• **Your objective**
Look over the lines below. Report each one that includes the string "this".

• **Supplied material**
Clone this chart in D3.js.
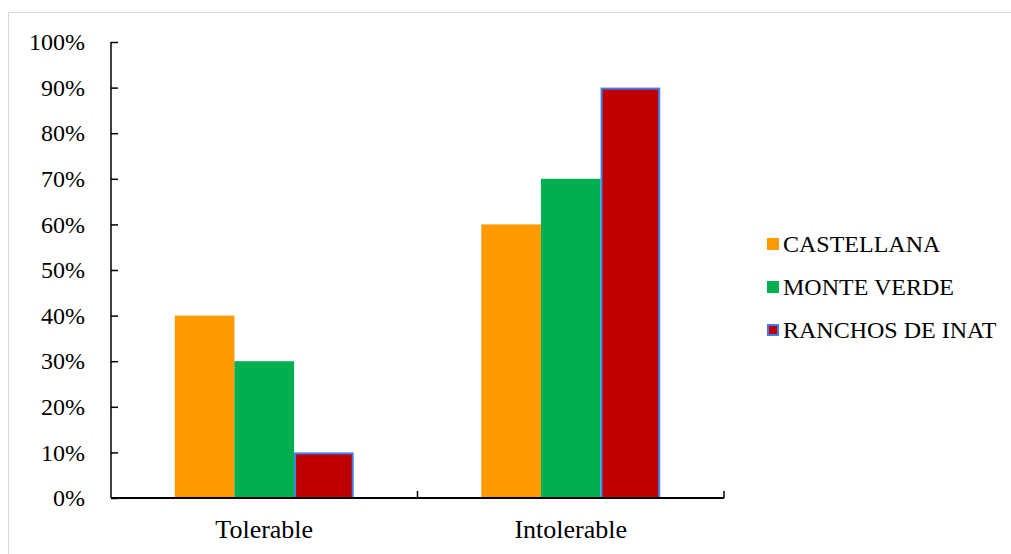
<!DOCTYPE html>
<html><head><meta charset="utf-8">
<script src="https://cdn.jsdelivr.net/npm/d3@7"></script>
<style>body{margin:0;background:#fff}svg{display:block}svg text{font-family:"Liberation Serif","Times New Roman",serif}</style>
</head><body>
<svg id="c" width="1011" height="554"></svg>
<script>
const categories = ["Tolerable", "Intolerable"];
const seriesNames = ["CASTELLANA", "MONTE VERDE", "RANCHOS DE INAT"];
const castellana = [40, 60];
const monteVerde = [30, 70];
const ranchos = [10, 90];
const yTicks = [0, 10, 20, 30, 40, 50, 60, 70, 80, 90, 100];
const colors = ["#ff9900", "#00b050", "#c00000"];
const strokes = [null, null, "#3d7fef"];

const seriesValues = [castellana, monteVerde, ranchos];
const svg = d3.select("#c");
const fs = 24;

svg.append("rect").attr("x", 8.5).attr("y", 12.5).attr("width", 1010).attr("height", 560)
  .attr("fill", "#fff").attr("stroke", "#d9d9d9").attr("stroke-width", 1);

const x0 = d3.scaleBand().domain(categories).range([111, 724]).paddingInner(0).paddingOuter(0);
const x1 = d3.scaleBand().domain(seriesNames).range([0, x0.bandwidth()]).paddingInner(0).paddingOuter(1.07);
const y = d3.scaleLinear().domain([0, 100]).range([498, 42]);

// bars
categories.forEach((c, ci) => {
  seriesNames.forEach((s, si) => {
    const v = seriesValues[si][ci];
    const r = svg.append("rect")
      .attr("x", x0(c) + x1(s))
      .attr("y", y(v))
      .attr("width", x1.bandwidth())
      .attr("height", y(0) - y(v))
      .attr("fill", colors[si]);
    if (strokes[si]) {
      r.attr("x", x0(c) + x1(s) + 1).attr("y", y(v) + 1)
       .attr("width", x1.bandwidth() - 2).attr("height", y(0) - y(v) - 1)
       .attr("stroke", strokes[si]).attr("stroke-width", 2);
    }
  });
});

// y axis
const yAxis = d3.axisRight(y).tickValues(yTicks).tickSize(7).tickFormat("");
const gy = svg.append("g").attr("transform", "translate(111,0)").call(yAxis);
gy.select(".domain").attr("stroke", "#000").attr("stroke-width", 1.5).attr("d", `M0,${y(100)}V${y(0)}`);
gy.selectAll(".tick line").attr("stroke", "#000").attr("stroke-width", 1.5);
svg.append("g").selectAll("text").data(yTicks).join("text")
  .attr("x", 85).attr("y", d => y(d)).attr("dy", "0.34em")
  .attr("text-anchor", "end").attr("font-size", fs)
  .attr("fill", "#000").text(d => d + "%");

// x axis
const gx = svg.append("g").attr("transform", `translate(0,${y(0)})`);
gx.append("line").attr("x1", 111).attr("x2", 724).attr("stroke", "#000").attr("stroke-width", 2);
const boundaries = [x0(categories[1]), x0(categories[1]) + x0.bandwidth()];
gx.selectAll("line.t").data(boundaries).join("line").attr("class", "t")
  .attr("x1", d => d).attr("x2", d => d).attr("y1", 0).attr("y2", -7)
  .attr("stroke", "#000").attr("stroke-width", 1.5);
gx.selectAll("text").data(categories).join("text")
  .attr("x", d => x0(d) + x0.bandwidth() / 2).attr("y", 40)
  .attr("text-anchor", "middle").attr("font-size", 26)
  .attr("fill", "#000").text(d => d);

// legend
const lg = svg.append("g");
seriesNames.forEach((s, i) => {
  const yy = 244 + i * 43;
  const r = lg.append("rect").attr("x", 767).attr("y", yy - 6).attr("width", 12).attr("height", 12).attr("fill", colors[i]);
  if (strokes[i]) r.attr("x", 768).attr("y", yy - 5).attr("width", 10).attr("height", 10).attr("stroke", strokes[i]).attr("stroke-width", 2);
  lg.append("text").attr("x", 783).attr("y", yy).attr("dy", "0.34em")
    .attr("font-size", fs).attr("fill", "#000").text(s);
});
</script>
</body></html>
...
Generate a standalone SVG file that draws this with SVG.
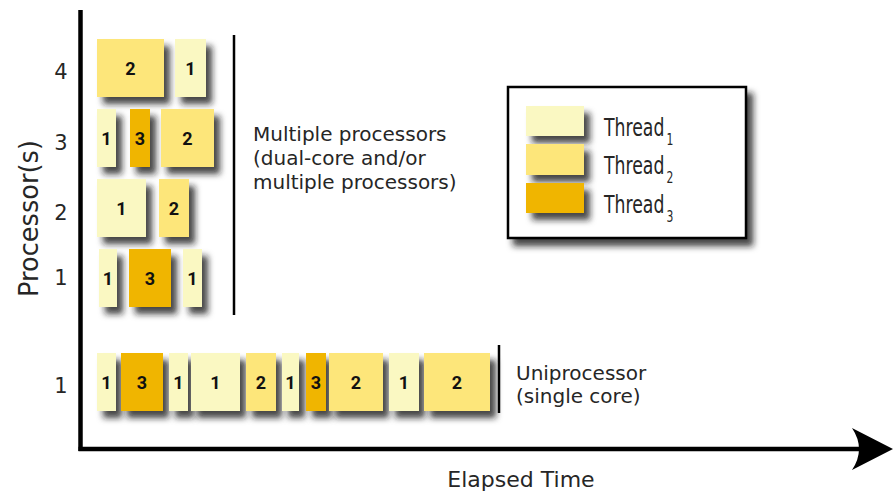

• **Task response**
Clone this chart in D3.js.
Generate a standalone SVG file that draws this with SVG.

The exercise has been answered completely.